Getty Images is embracing artificial intelligence, starting with a way to help publishers pick photos.
Today, the photo agency debuted a tool that uses AI to analyze a story and suggest photos that might go along with it depending on the text and content. The tool, called Panels, uses natural language processing—a term for how computers can learn to “read” human words, phrases and sentences—to then match a story based on keywords, images, captions and other criteria. Publishers also will then have access to custom filters and a self-improving algorithm to move around keywords or select images through a more human-driven process.
Here’s how it works: When someone enters in the URL for a story or copies and pastes in the text, Panels will analyze the words before suggesting people, places and things that appear in the story after weighing different options based on frequency and relevance.
According to Andrew Hamilton, senior vice president of data and insights at Getty Images, the idea is not to replace photos editors but to help increase efficiency in an increasingly fast-moving newsroom while also providing more ideas for longer feature stories. (Panels will be free for premium subscribers to Getty Images.)
“The interesting thing for me is—look, publishers need ad revenue,” he said. “And ad revenue is driven by the eyeballs, right? And so from our perspective, the best way to drive those eyeballs is through compelling imagery, telling really good stories and getting user engagement.

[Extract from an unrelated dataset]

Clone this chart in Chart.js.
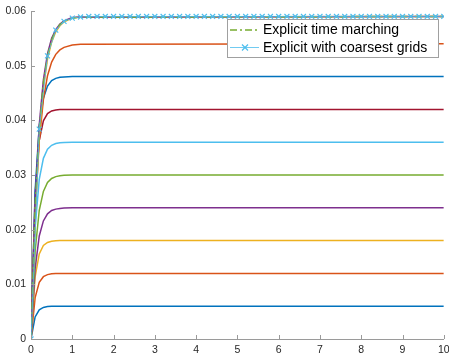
<!DOCTYPE html>
<html>
<head>
<meta charset="utf-8">
<script src="https://cdn.jsdelivr.net/npm/chart.js@4/dist/chart.umd.min.js"></script>
<style>
html,body{margin:0;padding:0;background:#fff;}
#wrap{position:relative;width:449px;height:356px;}
</style>
</head>
<body>
<div id="wrap"><canvas id="c" width="449" height="356"></canvas></div>
<script>
// time grid of the solid curves
const T = [0, 0.1, 0.2, 0.3, 0.4, 0.5, 0.6, 0.7, 0.8, 1.0, 1.2, 10];
// solid curves
const s006 = [0, 0.00403, 0.00535, 0.00578, 0.00593, 0.00598, 0.006, 0.006, 0.006, 0.006, 0.006, 0.006];
const s012 = [0, 0.00758, 0.01038, 0.0114, 0.01178, 0.01192, 0.01197, 0.012, 0.012, 0.012, 0.012, 0.012];
const s018 = [0, 0.01138, 0.01557, 0.0171, 0.01767, 0.01788, 0.01796, 0.018, 0.018, 0.018, 0.018, 0.018];
const s024 = [0, 0.01289, 0.01884, 0.0216, 0.0229, 0.0235, 0.02376, 0.02389, 0.02395, 0.024, 0.024, 0.024];
const s030 = [0, 0.0161, 0.02355, 0.027, 0.02862, 0.02937, 0.0297, 0.02986, 0.02994, 0.030, 0.030, 0.030];
const s036 = [0, 0.02034, 0.0292, 0.03305, 0.0347, 0.03544, 0.03576, 0.03589, 0.03595, 0.036, 0.036, 0.036];
const s042 = [0, 0.02654, 0.03633, 0.0399, 0.04124, 0.04172, 0.0419, 0.04196, 0.042, 0.042, 0.042, 0.042];
const s048 = [0, 0.02712, 0.03893, 0.04406, 0.04627, 0.04726, 0.04768, 0.04786, 0.04794, 0.048, 0.048, 0.048];
const s054 = [0, 0.023, 0.03623, 0.04379, 0.04817, 0.05065, 0.05207, 0.05289, 0.05335, 0.05379, 0.05393, 0.054];
const s059a = [0, 0.0225, 0.0370, 0.0460, 0.0512, 0.0543, 0.0562, 0.0573, 0.0580, 0.0587, 0.0589, 0.059];
const s059b = [0, 0.0250, 0.0392, 0.0474, 0.0522, 0.0550, 0.0566, 0.0576, 0.0582, 0.0588, 0.0589, 0.059];
// "Explicit time marching"
const explicitMarching = [0, 0.02413, 0.03841, 0.04685, 0.0518, 0.05475, 0.05649, 0.05753, 0.05812, 0.0587, 0.05889, 0.059];
// "Explicit with coarsest grids" (markers every 0.2)
const TC = [0,0.2,0.4,0.6,0.8,1.0,1.2,1.4,1.6,1.8,2.0,2.2,2.4,2.6,2.8,3.0,3.2,3.4,3.6,3.8,4.0,4.2,4.4,4.6,4.8,5.0,5.2,5.4,5.6,5.8,6.0,6.2,6.4,6.6,6.8,7.0,7.2,7.4,7.6,7.8,8.0,8.2,8.4,8.6,8.8,9.0,9.2,9.4,9.6,9.8,10];
const coarsest = [0,0.0384,0.0518,0.0565,0.0581,0.0587,0.0589,0.059,0.059,0.059,0.059,0.059,0.059,0.059,0.059,0.059,0.059,0.059,0.059,0.059,0.059,0.059,0.059,0.059,0.059,0.059,0.059,0.059,0.059,0.059,0.059,0.059,0.059,0.059,0.059,0.059,0.059,0.059,0.059,0.059,0.059,0.059,0.059,0.059,0.059,0.059,0.059,0.059,0.059,0.059,0.059];
const xTicks = [0,1,2,3,4,5,6,7,8,9,10];
const yTicks = [0,0.01,0.02,0.03,0.04,0.05,0.06];
const legendLabels = ['Explicit time marching', 'Explicit with coarsest grids'];

const C = {blue:'#0072BD', orange:'#D95319', yellow:'#EDB120', purple:'#7E2F8E', green:'#77AC30', lblue:'#4DBEEE', red:'#A2142F'};
const pts = (xs, ys) => ys.map((v, i) => ({x: xs[i], y: v}));

const solid = [
  [s006, C.blue], [s012, C.orange], [s018, C.yellow], [s024, C.purple], [s030, C.green],
  [s036, C.lblue], [s042, C.red], [s048, C.blue], [s054, C.orange], [s059a, C.yellow], [s059b, C.purple]
];
const datasets = solid.map((s, i) => ({
  data: pts(T, s[0]), borderColor: s[1], borderWidth: 1.5, pointRadius: 0, fill: false, tension: 0, order: 100 - i
}));
datasets.push({
  label: legendLabels[0], data: pts(T, explicitMarching), borderColor: C.green, borderWidth: 1.5,
  borderDash: [7, 3, 2, 3], pointRadius: 0, fill: false, order: 2
});
datasets.push({
  label: legendLabels[1], data: pts(TC, coarsest), borderColor: C.lblue, borderWidth: 0.8,
  pointStyle: 'crossRot', pointRadius: 3.5, pointBorderWidth: 1.2, pointBorderColor: C.lblue, fill: false, order: 1
});

const AX = '#9a9a9a';
const tickPlugin = {
  id: 'inTicks',
  afterDatasetsDraw(chart) {
    const ctx = chart.ctx, xs = chart.scales.x, ys = chart.scales.y, a = chart.chartArea;
    ctx.save();
    ctx.strokeStyle = AX; ctx.lineWidth = 1;
    ctx.beginPath();
    xTicks.forEach(v => { const px = Math.round(xs.getPixelForValue(v)) + 0.5; ctx.moveTo(px, a.bottom); ctx.lineTo(px, a.bottom - 4); });
    yTicks.forEach(v => { const py = Math.round(ys.getPixelForValue(v)) + 0.5; ctx.moveTo(a.left, py); ctx.lineTo(a.left + 4, py); });
    ctx.stroke();
    ctx.restore();
  }
};
const legendPlugin = {
  id: 'boxLegend',
  afterDraw(chart) {
    const ctx = chart.ctx;
    const x0 = 227.5, y0 = 19.5, w = 211, h = 38;
    ctx.save();
    ctx.fillStyle = '#fff'; ctx.fillRect(x0, y0, w, h);
    ctx.strokeStyle = '#a0a0a0'; ctx.lineWidth = 1; ctx.strokeRect(x0, y0, w, h);
    ctx.font = '14px "Liberation Sans", Arial, sans-serif';
    ctx.fillStyle = '#000'; ctx.textBaseline = 'middle'; ctx.textAlign = 'left';
    const r1 = 30, r2 = 47.5;
    ctx.strokeStyle = C.green; ctx.lineWidth = 1.5; ctx.setLineDash([7, 3, 2, 3]);
    ctx.beginPath(); ctx.moveTo(230, r1); ctx.lineTo(259, r1); ctx.stroke();
    ctx.setLineDash([]);
    ctx.strokeStyle = C.lblue; ctx.lineWidth = 0.8;
    ctx.beginPath(); ctx.moveTo(230, r2); ctx.lineTo(259, r2); ctx.stroke();
    ctx.lineWidth = 1.2;
    ctx.beginPath(); ctx.moveTo(242, r2 - 3); ctx.lineTo(248, r2 + 3); ctx.moveTo(242, r2 + 3); ctx.lineTo(248, r2 - 3); ctx.stroke();
    ctx.fillText(legendLabels[0], 263, r1 + 0.5);
    ctx.fillText(legendLabels[1], 263, r2 + 0.5);
    ctx.restore();
  }
};

new Chart(document.getElementById('c'), {
  type: 'line',
  data: {datasets},
  options: {
    responsive: false, animation: false, devicePixelRatio: 1,
    layout: {padding: {top: 11, right: 3.5, left: 0, bottom: 0}},
    plugins: {legend: {display: false}, tooltip: {enabled: false}},
    scales: {
      x: {
        type: 'linear', min: 0, max: 10,
        afterFit(s) { s.height = 17; s.paddingLeft = 0; s.paddingRight = 0; },
        afterBuildTicks(s) { s.ticks = xTicks.map(v => ({value: v})); },
        grid: {display: false, drawTicks: false},
        border: {display: true, color: AX, width: 1},
        ticks: {color: '#262626', padding: 5, maxRotation: 0, font: {family: '"Liberation Sans", Arial, sans-serif', size: 10.5}}
      },
      y: {
        type: 'linear', min: 0, max: 0.06,
        afterFit(s) { s.width = 31; s.paddingTop = 0; s.paddingBottom = 0; },
        afterBuildTicks(s) { s.ticks = yTicks.map(v => ({value: v})); },
        grid: {display: false, drawTicks: false},
        border: {display: true, color: AX, width: 1},
        ticks: {color: '#262626', padding: 5, font: {family: '"Liberation Sans", Arial, sans-serif', size: 10.5},
          callback: v => String(parseFloat(Number(v).toFixed(2)))}
      }
    }
  },
  plugins: [tickPlugin, legendPlugin]
});
</script>
</body>
</html>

And we’re leaving the editor to tell that story. We’re by no means picking the best image or saying, ‘this is the image you have to use.’”
To develop Panels, Getty Images and its partner Vizual.AI–a cloud-based image optimization platform—spent about six months working with a group of 20 of the largest newsrooms. The companies then created algorithms to weigh certain words, such as their frequency, recency, or whether they are known people or places. They then added caption data from Getty’s repository of 100 million photos to match that to the text.
“We’re not trying to be the editor picking that visual story you’re trying to tell here,” Hamilton said. “We’re leaving that control up to them, but it just gives them this array of choice.”
On Tuesday morning in a conference room at the Getty Images headquarters in lower Manhattan, Hamilton showed how he envisions newsrooms using Panels based on the news of the day. It was the first day of the trial of Paul Manafort, President Donald Trump’s former campaign chairman, who has been charged with bank and tax fraud as part of the ongoing investigation into Russian interference in the 2016 U.S. presidential election. Hamilton typed in the names of Manafort and Rick Gates, a former political consultant and lobbyist who’s already plead guilty to conspiracy against the U.S. as a part of the same investigation.
Inserting the text brought up many photos of Manafort as well as some with Gates. He then dropped the keyword “Gates” to a second row to separate the two, and then looked for photos of Trump and Manafort together—without typing in the names. However, making sure the photos fit the context is where the editors come in.
In another example, Hamilton dragged in a link to a story about former Dallas Cowboys wide receiver Terrell Owens criticizing Jerry Jones, the team’s owner, for being a “bully” in comments criticizing players’ choice to kneel during the National Anthem to raise awareness about police shooting unarmed black men. Keywords that popped up included both men, along with other topics like “National Anthem,” and “NFL” along with photos for each. Photo editors then choose which is more meaningful to the story among those suggested—a press conference shot, or a photo of Owens on the sideline with his arm around Jones.
“It gives you this starting point, this starting point of the creative process for how’d you want to tell the story of the visual story that goes with that text,” he said. “It’s giving them this flexibility, it’s recommending these keywords, these different combinations that they can play with pretty easily. It’s like a playground, a place for them to go and find the best visual story that they want to tell rather than reading an article, thinking about ‘okay, what story do I want to tell?'”
While this is the first product from Getty Images that uses AI, it also raises the question of bias that often comes with analyzing text and images with computer programs. Just last week, a report from the ACLU found that Amazon’s visual recognition AI software misidentified members of Congress—especially people of color–and wrongly associated their Congressional photos with mugshots of people that had been convicted of a crime. (Amazon responded with a blog post that said the ACLU “misinterpreted” the results.)
Hamilton said Getty Images isn’t using image recognition in this way yet. However, he said the company has been working with video surveillance companies and social media platforms—which he wouldn’t name—to help other companies’ software have a better understanding of how to identify images accurately. He said the company is thinking about the importance that accuracy has, also in terms of brands and licensed imaging, adding that a number of companies have sought Getty’s help in solving their own issues around bias.
“Platforms struggle with this, in general, in their thinking about ethnicity and bias in data,” he said.